I suppose me saying I that like Einstürzende Neubauten is about as surprising as a stoner-rocker liking Led Zeppelin, so there's probably not too much that needs to be said here. However, I would say that I definitely think that, like many of those now-cliché early rock bands, these guys earned their place as a cliché. For the uninitiated, Einstürzende Neubauten became known for their use of unusual instruments such as shopping carts, sheet metal, and other such bits that one might find in a junkyard. Although there's plenty of banging and klanging, as you would expect, they also coax some more surprising sounds out of this stuff. The end result is definitely harsh, but also often more musical than you might expect.
Listen to Halber Mensch on Dezzer: https://www.deezer.com/us/album/75100072?autoplay=true
Get the CD from the official website: https://neubauten.org/en/halber-mensch
The album opens with the title track, which is perhaps one of the least experimental tracks in a way, in that it consists mostly of chanting. However, the sound and form of the chanting keeps it well in the "strange" category. Up next is "Yu-Gung (Futter mein Ego)", which brings in the metallic, rhythmic goodness you're probably waiting for, and plenty of it. Skipping one track, we come to "Z.N.S.", which is another fine example of the kind of awesome sounds these guys got out of their unconventional instruments. I'm pretty sure the lyrics are about hallucinogens, which are, by the way, a fine accompaniment to EN if you're into that kind of thing. Up next is "Seele Brent", which starts out with sparse bits of percussion and atmospheric sounds, then builds into a sort of intense dirge, with moaning vocals and the signature metallic percussion. Another definite favorite is "Der Tod ist ein Dandy", which has a more ominous, creeping sound to the instrumentation than most tracks here. Also worth noting are the cover of "Sand", a Lee Hazelwood song, and the Adrian Sherwood remix of "Yu-Gung", which thickens up the sound a bit, and has a few other interesting twists.

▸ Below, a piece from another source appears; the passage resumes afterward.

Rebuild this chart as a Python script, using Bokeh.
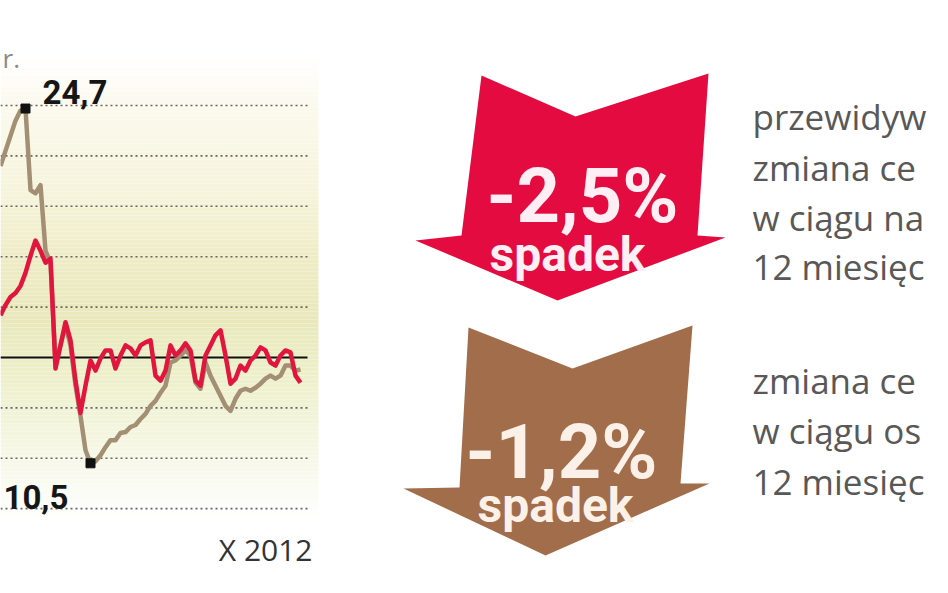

While I think most newer bands are probably more indirectly influenced by Neubauten (that is, their influences were influenced by them), these guys are definitely one of the most important bands in the history of the genre. Also, though I think this applies much less to their later work, early stuff like Halber Mensch is some of the best industrial music for freaking out people who think Marilyn Manson is an example of "weird music".